On ne rencontre que des gens qui marchent en groupe, braillent, poussent des cris, se bousculent et bousculent les autres. Visage d’un monde où l’agitation a remplacé l’action, où les mots d’ordre tiennent lieu de raisonnement, où l’esprit n’a point accès, devenu un meuble inutile.
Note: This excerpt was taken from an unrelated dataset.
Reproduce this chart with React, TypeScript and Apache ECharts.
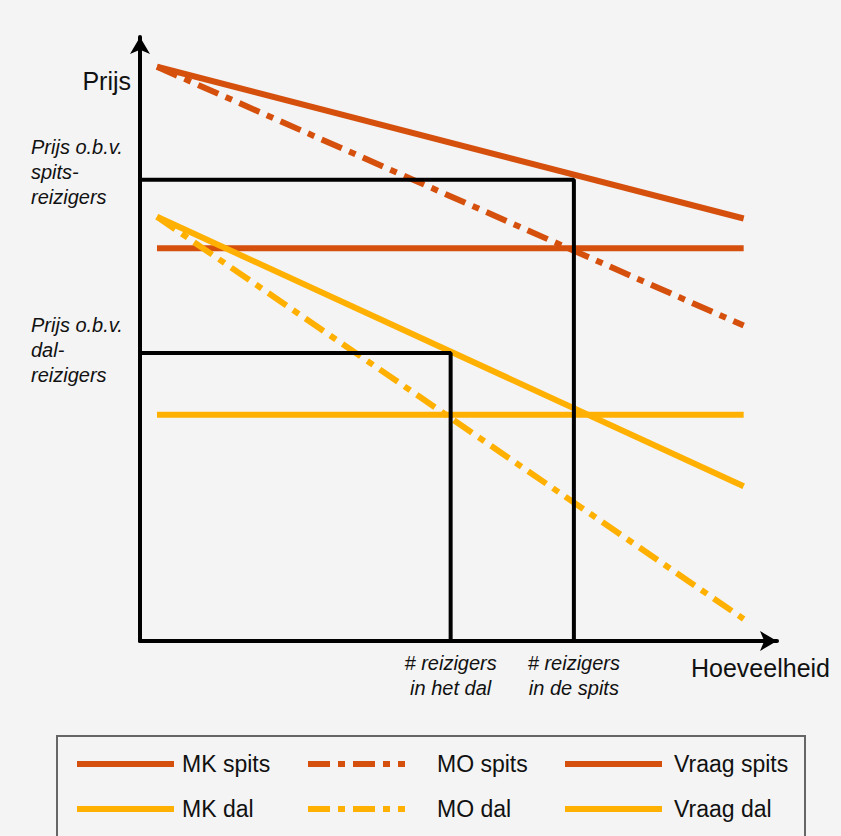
import React, { useEffect, useRef } from "react";
import * as echarts from "echarts";

// Quantity range over which the curves are drawn
const xRange = [2.7, 96];
// Curves (price at start, price at end)
const vraagSpits = [96.5, 71];
const moSpits = [96.5, 53];
const mkSpits = [66, 66];
const vraagDal = [71.3, 26];
const moDal = [71.3, 3.7];
const mkDal = [38, 38];
// Equilibria
const qSpits = 69;
const qDal = 49.4;
const pSpits = 77.5;
const pDal = 48.4;
// Axis extents (arrow tips)
const xMax = 101.3;
const yMax = 101.5;

const legendCols = [
  ["MK spits", "MK dal"],
  ["MO spits", "MO dal"],
  ["Vraag spits", "Vraag dal"],
];

const SPITS = "#D6500D";
const DAL = "#FFB000";
const FONT = "'Liberation Sans', Arial, sans-serif";
const DASHDOT = [22, 8, 7, 8];

const seg = (ys: number[]) => [
  [xRange[0], ys[0]],
  [xRange[1], ys[1]],
];

export default function App() {
  const ref = useRef<HTMLDivElement>(null);
  useEffect(() => {
    if (!ref.current) return;
    const chart = echarts.init(ref.current, null, { renderer: "svg" });
    const curve = (name: string, ys: number[], color: string, dashed: boolean) => ({
      name,
      type: "line",
      data: seg(ys),
      symbol: "none",
      z: 2,
      itemStyle: { color },
      lineStyle: { color, width: 6, type: dashed ? DASHDOT : "solid", cap: "butt" },
    });
    const box = (name: string, q: number, p: number) => ({
      name,
      type: "line",
      data: [
        [0, p],
        [q, p],
        [q, 0],
      ],
      symbol: "none",
      z: 3,
      itemStyle: { color: "#000" },
      lineStyle: { color: "#000", width: 4 },
    });
    const textPads = [3, 27, 7];
    const legendLefts = [69, 300, 557];
    chart.setOption({
      animation: false,
      backgroundColor: "#F4F4F4",
      textStyle: { fontFamily: FONT },
      grid: { left: 140, right: 64, top: 37, bottom: 195 },
      xAxis: {
        type: "value",
        min: 0,
        max: xMax,
        axisLine: {
          show: true,
          symbol: ["none", "arrow"],
          symbolSize: [15, 17],
          lineStyle: { color: "#000", width: 4 },
        },
        axisTick: { show: false },
        splitLine: { show: false },
        axisLabel: {
          customValues: [qDal, qSpits],
          formatter: (v: number) =>
            Math.abs(v - qDal) < 0.01 ? "# reizigers\nin het dal" : "# reizigers\nin de spits",
          fontStyle: "italic",
          fontSize: 20,
          lineHeight: 25,
          color: "#111",
          margin: 9,
          fontFamily: FONT,
        },
      },
      yAxis: {
        type: "value",
        min: 0,
        max: yMax,
        axisLine: {
          show: true,
          symbol: ["none", "arrow"],
          symbolSize: [15, 17],
          lineStyle: { color: "#000", width: 4 },
        },
        axisTick: { show: false },
        splitLine: { show: false },
        axisLabel: {
          customValues: [pDal, pSpits],
          formatter: (v: number) =>
            Math.abs(v - pSpits) < 0.01
              ? "Prijs o.b.v.\nspits-\nreizigers\n{s|}"
              : "Prijs o.b.v.\ndal-\nreizigers\n{d|}",
          fontStyle: "italic",
          fontSize: 20,
          lineHeight: 25,
          color: "#111",
          align: "left",
          margin: 109,
          fontFamily: FONT,
          rich: {
            s: { lineHeight: 16, fontSize: 1 },
            d: { lineHeight: 6, fontSize: 1 },
          },
        },
      },
      legend: legendCols.map((names, i) => ({
        orient: "vertical",
        left: legendLefts[i],
        top: 746,
        data: names,
        itemWidth: 97,
        itemHeight: 14,
        itemGap: 19,
        selectedMode: false,
        itemStyle: { opacity: 0 },
        lineStyle: { width: 6 },
        textStyle: {
          fontSize: 23,
          lineHeight: 26,
          color: "#111",
          fontFamily: FONT,
          padding: [0, 0, 0, textPads[i]],
        },
      })),
      graphic: [
        {
          type: "rect",
          z: -1,
          shape: { x: 57, y: 736, width: 748, height: 130 },
          style: { fill: "none", stroke: "#666", lineWidth: 2 },
        },
        {
          type: "text",
          x: 131,
          y: 81,
          style: {
            text: "Prijs",
            font: `25px ${FONT}`,
            fill: "#111",
            textAlign: "right",
            textVerticalAlign: "middle",
          },
        },
        {
          type: "text",
          x: 691,
          y: 668,
          style: {
            text: "Hoeveelheid",
            font: `25px ${FONT}`,
            fill: "#111",
            textAlign: "left",
            textVerticalAlign: "middle",
          },
        },
      ],
      series: [
        curve("MK spits", mkSpits, SPITS, false),
        curve("MO spits", moSpits, SPITS, true),
        curve("Vraag spits", vraagSpits, SPITS, false),
        curve("MK dal", mkDal, DAL, false),
        curve("MO dal", moDal, DAL, true),
        curve("Vraag dal", vraagDal, DAL, false),
        box("box spits", qSpits, pSpits),
        box("box dal", qDal, pDal),
      ],
    });
    return () => chart.dispose();
  }, []);
  return (
    <div
      ref={ref}
      style={{ position: "absolute", left: 0, top: 0, width: 841, height: 836 }}
    />
  );
}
Un tel monde est peu fait pour procurer à l’individu la liberté qui lui est aussi nécessaire que le pain, et satisfaire ses aspirations les plus hautes.
Que penseraient de tant d’agitation nos ancêtres, s’il leur était donné de revenir parmi nous ? Mais que penseront nos descendants de l’héritage que nous leur aurons légué, héritage de meurtre et de sang qui pèsera longtemps sur les destinées de l’humanité, et ne l’enrichira pas.
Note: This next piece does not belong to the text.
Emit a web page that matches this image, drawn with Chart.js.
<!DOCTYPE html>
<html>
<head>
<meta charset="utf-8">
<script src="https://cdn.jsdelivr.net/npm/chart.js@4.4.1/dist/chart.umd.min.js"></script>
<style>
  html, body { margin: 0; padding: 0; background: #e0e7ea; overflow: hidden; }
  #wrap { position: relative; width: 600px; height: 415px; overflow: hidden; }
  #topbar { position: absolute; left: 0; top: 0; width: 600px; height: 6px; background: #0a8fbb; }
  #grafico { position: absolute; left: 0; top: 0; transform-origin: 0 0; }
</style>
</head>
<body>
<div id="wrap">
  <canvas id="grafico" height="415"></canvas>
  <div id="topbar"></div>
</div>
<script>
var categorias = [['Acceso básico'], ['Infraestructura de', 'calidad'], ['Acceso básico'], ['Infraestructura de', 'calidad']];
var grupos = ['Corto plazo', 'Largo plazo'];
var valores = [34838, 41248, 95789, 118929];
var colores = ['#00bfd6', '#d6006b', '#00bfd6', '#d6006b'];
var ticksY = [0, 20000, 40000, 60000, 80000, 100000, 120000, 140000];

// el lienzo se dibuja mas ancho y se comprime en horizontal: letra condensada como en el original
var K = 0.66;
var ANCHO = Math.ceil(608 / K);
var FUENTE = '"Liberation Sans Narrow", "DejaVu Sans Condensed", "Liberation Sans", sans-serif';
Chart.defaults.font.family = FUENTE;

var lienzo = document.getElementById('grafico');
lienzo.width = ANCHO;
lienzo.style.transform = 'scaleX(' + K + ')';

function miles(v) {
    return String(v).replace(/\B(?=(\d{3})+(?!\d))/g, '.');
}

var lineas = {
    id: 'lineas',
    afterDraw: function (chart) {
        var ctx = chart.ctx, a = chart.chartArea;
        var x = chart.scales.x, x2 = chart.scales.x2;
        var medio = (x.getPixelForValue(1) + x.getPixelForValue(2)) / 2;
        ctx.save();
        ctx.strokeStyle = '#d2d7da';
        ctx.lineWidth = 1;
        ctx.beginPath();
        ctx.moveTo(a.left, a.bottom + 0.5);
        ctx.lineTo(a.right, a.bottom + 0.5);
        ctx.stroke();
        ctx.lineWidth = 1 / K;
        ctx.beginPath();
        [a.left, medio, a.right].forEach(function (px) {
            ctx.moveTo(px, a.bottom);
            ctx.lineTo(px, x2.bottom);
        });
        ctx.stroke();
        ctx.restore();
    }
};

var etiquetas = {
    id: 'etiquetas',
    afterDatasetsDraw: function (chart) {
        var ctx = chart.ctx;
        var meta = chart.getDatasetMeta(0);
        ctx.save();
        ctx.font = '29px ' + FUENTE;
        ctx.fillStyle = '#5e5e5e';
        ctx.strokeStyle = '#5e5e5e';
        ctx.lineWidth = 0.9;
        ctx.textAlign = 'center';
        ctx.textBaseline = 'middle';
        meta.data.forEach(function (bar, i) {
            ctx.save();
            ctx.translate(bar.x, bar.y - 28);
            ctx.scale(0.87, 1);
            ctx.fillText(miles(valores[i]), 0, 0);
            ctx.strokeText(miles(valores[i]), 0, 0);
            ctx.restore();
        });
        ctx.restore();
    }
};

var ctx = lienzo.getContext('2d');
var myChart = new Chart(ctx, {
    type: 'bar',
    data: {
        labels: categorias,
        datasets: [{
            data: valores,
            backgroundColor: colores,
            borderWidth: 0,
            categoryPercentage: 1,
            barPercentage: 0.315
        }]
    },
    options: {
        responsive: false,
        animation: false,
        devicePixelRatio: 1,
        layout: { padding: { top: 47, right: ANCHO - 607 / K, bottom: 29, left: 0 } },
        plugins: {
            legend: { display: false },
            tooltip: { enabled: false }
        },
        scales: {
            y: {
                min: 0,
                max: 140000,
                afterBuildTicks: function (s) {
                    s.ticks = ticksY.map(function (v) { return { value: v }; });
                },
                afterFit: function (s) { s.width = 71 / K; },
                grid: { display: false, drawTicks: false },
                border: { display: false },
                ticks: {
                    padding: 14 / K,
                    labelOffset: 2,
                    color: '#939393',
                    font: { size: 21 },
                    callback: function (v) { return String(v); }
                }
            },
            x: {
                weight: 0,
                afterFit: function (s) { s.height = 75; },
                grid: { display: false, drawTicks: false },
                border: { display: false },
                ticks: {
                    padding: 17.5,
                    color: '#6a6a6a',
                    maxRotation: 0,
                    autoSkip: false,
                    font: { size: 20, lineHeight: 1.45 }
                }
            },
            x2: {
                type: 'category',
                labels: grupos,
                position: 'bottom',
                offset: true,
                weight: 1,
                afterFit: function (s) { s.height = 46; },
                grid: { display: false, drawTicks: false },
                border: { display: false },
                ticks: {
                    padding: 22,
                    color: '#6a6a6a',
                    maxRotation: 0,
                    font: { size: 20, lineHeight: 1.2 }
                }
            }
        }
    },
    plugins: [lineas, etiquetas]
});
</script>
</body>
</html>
Il faut se résoudre, dans un monde où les fous sont en majorité, à garder le silence, se tenir à l’écart de leurs gesticulations et vivre sa vie, autant que possible normalement, sans s’inquiéter du reste.
Ce qui est certain — c’est même la seule certitude que nous ayons au sein de tant d’incertitudes — c’est que, de nos jours, la bêtise humaine a atteint son paroxysme, — c’est que les peuples ne sont pas encore mûrs pour la liberté — c’est que le progrès matériel a fait faillite en se séparant du progrès spirituel qui, seul, pouvait le maintenir dans la bonne voie en l’utilisant pour la paix et le bien-être des individus.
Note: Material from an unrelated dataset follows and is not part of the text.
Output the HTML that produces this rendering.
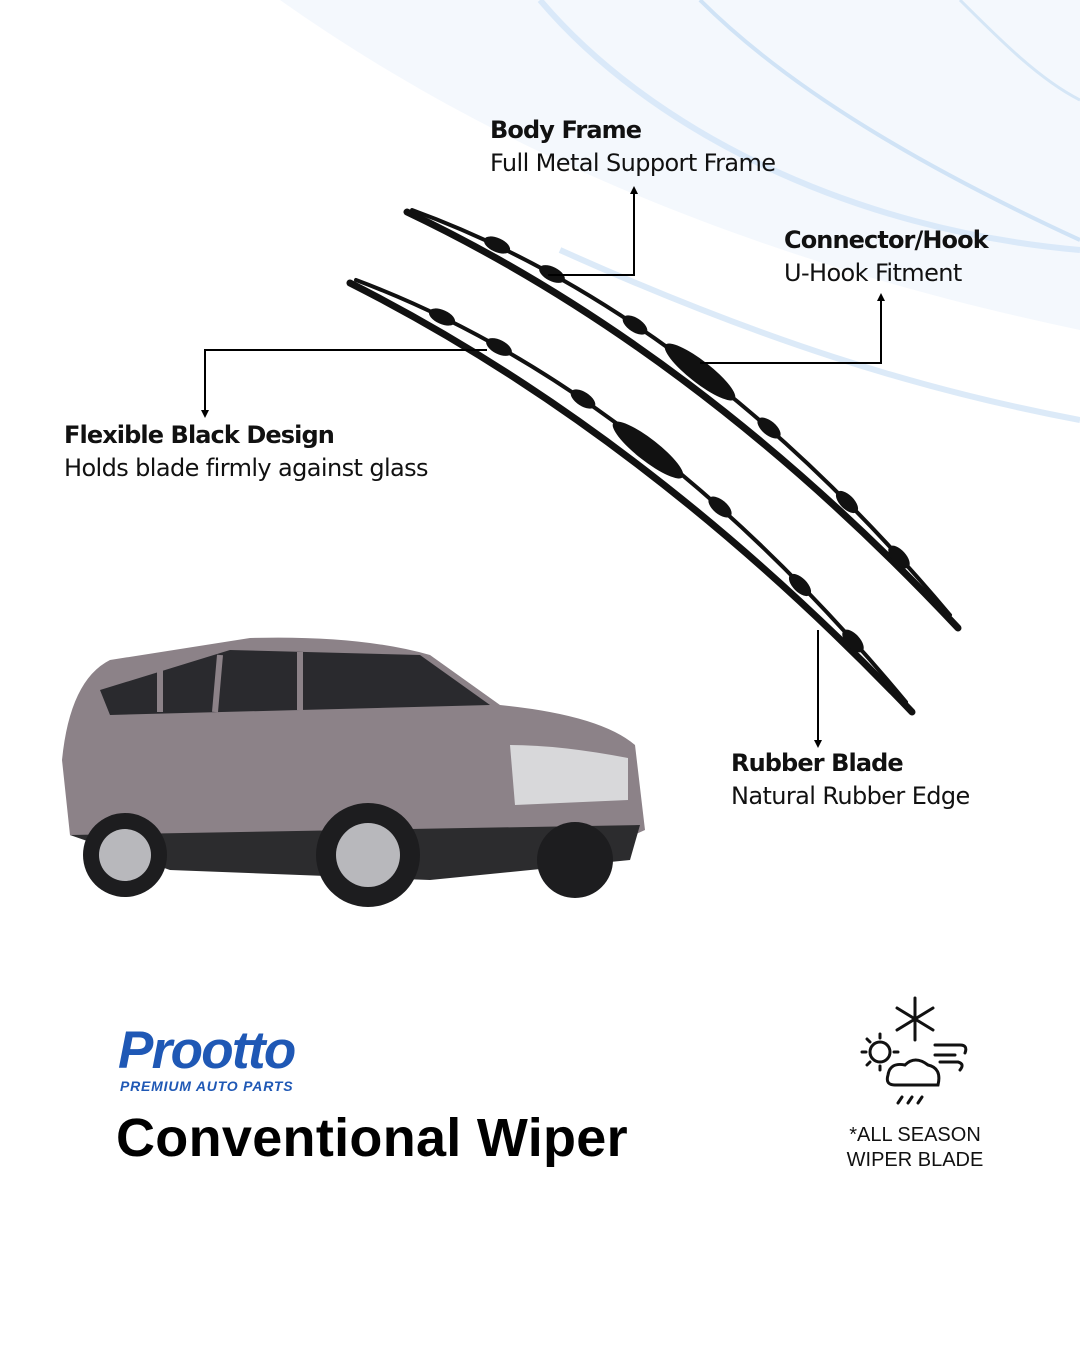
<!DOCTYPE html>
<html><head><meta charset="utf-8"><style>
body{margin:0;width:1080px;height:1350px;background:#fff;position:relative;overflow:hidden;font-family:"Liberation Sans","DejaVu Sans",sans-serif;color:#111}
.t{position:absolute;font-size:24px;line-height:33px;font-family:"DejaVu Sans","Liberation Sans",sans-serif;letter-spacing:-0.6px}
.t b{font-weight:bold;letter-spacing:-0.9px}
svg{position:absolute;left:0;top:0}
</style></head><body>
<svg width="1080" height="1350">
<path d="M280,0 C450,120 700,250 1080,330 L1080,0Z" fill="#f4f8fd"/>
<path d="M540,0 C650,130 850,230 1080,250" stroke="#c8e0f6" stroke-width="6" fill="none" opacity=".6"/>
<path d="M700,0 C800,100 950,180 1080,240" stroke="#b8d6f2" stroke-width="4" fill="none" opacity=".6"/>
<path d="M560,250 C760,340 920,390 1080,420" stroke="#c4dcf4" stroke-width="6" fill="none" opacity=".6"/>
<path d="M960,0 C1000,40 1040,80 1080,100" stroke="#c0daf2" stroke-width="3" fill="none" opacity=".6"/>
<!-- wipers -->
<g stroke="#111" fill="none" stroke-linecap="round">
<path d="M407,212 Q697,350 958,628" stroke-width="7"/>
<path d="M412,210 Q697,314 950,615" stroke-width="4"/>
<path d="M350,283 Q645,432 912,712" stroke-width="7"/>
<path d="M356,280 Q645,388 906,702" stroke-width="4"/>
</g>
<g fill="#111">
<ellipse cx="700" cy="372" rx="44" ry="11" transform="rotate(38 700 372)"/>
<ellipse cx="648" cy="450" rx="44" ry="11" transform="rotate(38 648 450)"/>
<ellipse cx="497" cy="245" rx="14" ry="7" transform="rotate(24 497 245)"/>
<ellipse cx="552" cy="274" rx="14" ry="7" transform="rotate(27 552 274)"/>
<ellipse cx="635" cy="325" rx="14" ry="7" transform="rotate(33 635 325)"/>
<ellipse cx="769" cy="428" rx="14" ry="7" transform="rotate(40 769 428)"/>
<ellipse cx="847" cy="502" rx="14" ry="7" transform="rotate(45 847 502)"/>
<ellipse cx="899" cy="557" rx="14" ry="7" transform="rotate(48 899 557)"/>
<ellipse cx="442" cy="317" rx="14" ry="7" transform="rotate(24 442 317)"/>
<ellipse cx="499" cy="347" rx="14" ry="7" transform="rotate(27 499 347)"/>
<ellipse cx="583" cy="399" rx="14" ry="7" transform="rotate(33 583 399)"/>
<ellipse cx="720" cy="507" rx="14" ry="7" transform="rotate(40 720 507)"/>
<ellipse cx="800" cy="585" rx="14" ry="7" transform="rotate(45 800 585)"/>
<ellipse cx="853" cy="641" rx="14" ry="7" transform="rotate(48 853 641)"/>
</g>
<!-- connectors -->
<g stroke="#000" stroke-width="2" fill="none">
<path d="M548,275 H634 V192"/>
<path d="M700,363 H881 V299"/>
<path d="M487,350 H205 V412"/>
<path d="M818,630 V742"/>
</g>
<g fill="#000">
<path d="M630,194 L634,186 L638,194Z"/>
<path d="M877,301 L881,293 L885,301Z"/>
<path d="M201,410 L205,418 L209,410Z"/>
<path d="M814,740 L818,748 L822,740Z"/>
</g>
<!-- car -->
<g>
<path d="M62,760 Q70,680 110,660 L250,638 Q360,635 430,655 L500,705 Q600,715 635,745 L645,830 L600,850 L430,870 L170,860 L70,835Z" fill="#8c8288"/>
<path d="M100,690 L230,650 L420,655 L490,705 L300,710 L110,715Z" fill="#2a2a2e"/>
<path d="M160,668 L160,712 M220,655 L215,712 M300,652 L300,710" stroke="#8c8288" stroke-width="6"/>
<path d="M510,745 Q560,745 628,758 L628,800 L515,805Z" fill="#d8d8da"/>
<path d="M70,835 L640,825 L630,860 L430,880 L170,870Z" fill="#2c2c2e"/>
<circle cx="125" cy="855" r="42" fill="#1d1d1f"/><circle cx="125" cy="855" r="26" fill="#b8b8bc"/>
<circle cx="368" cy="855" r="52" fill="#1d1d1f"/><circle cx="368" cy="855" r="32" fill="#b8b8bc"/>
<circle cx="575" cy="860" r="38" fill="#1d1d1f"/>
</g>
<!-- weather icon -->
<g stroke="#111" stroke-width="3" fill="none" stroke-linecap="round">
<path d="M915,998 V1040 M897,1008 L933,1030 M897,1030 L933,1008"/>
<circle cx="880" cy="1052" r="10"/>
<path d="M880,1034 V1038 M880,1066 V1070 M862,1052 H866 M894,1052 H898 M867,1039 L870,1042 M867,1065 L870,1062"/>
<path d="M895,1085 Q885,1085 888,1075 Q890,1062 905,1065 Q915,1055 928,1065 Q942,1068 938,1085Z"/>
<path d="M935,1045 H960 Q968,1045 965,1053 M935,1055 H955 M940,1062 H958 Q965,1064 960,1070"/>
<path d="M898,1103 L902,1097 M908,1103 L912,1097 M918,1103 L922,1097"/>
</g>
</svg>
<div class="t" style="left:490px;top:114px"><b>Body Frame</b><br>Full Metal Support Frame</div>
<div class="t" style="left:784px;top:224px"><b>Connector/Hook</b><br>U-Hook Fitment</div>
<div class="t" style="left:64px;top:419px"><b>Flexible Black Design</b><br>Holds blade firmly against glass</div>
<div class="t" style="left:731px;top:747px"><b>Rubber Blade</b><br>Natural Rubber Edge</div>
<div style="position:absolute;left:118px;top:1021px;font-size:53px;font-weight:bold;font-style:italic;color:#1f58b5;letter-spacing:-1.7px;line-height:60px">Prootto</div>
<div style="position:absolute;left:120px;top:1078px;font-size:14px;font-weight:bold;font-style:italic;color:#1f58b5;letter-spacing:0.8px">PREMIUM AUTO PARTS</div>
<div style="position:absolute;left:116px;top:1106px;font-size:54px;font-weight:bold;color:#000;line-height:64px;letter-spacing:0.3px">Conventional Wiper</div>
<div style="position:absolute;left:830px;top:1123px;width:170px;text-align:center;font-size:20px;line-height:25px;color:#111">*ALL SEASON<br>WIPER BLADE</div>
</body></html>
À quoi sert-il de franchir les mers en quelques heures, d’explorer la stratosphère ou le fond des océans, d’entendre et de voir à distance — voire de désintégrer l’atome — bref de réaliser des merveilles dans le domaine scientifique, si dans le domaine moral, nous marchons à reculons, ne nous servant de ces inventions que pour nous haïr les uns les autres ?…
En face de l’esclavage social que nous impose le milieu en limitant nos libertés, existe un esclavage individuel qui ne provient que de nous-mêmes, fait de notre veulerie devant l’iniquité et de notre passivité devant la force. L’esclavage intérieur est pire que l’esclavage extérieur, car c’est lui qui le permet et l’éternise.
Le vocable « intellectuel » n’évoque plus désormais à l’esprit qu’un être dépourvu de personnalité, capable de toutes les palinodies, se reniant sans cesse et n’ayant plus qu’une idée : arriver par tous les moyens. Un tel être ne vaut pas mieux que les manuels qui le lisent, font leur pâture quotidienne de ses élucubrations, se repaissent de ses mensonges et s’abrutissent davantage en les lisant qu’en faisant un travail d’usine ou d’atelier, lequel, s’il fatigue leur corps, laisse du moins leur esprit, dormir en paix.
On n’en finirait pas s’il fallait énumérer tous les propos stupides que l’on entend autour de soi, toutes les, inepties qui écorchent vos oreilles, toutes les fineries qui circulent de bouche à oreille, dans tous les milieux, quels qu’ils soient. On aurait sous les yeux le plus « hénaurme » sottisier qui ait jamais existé, car, en fait de sottises, on peut dire que notre époque bat le record. Aucune autre ne l’égale sur ce point. Elle est unique en son genre.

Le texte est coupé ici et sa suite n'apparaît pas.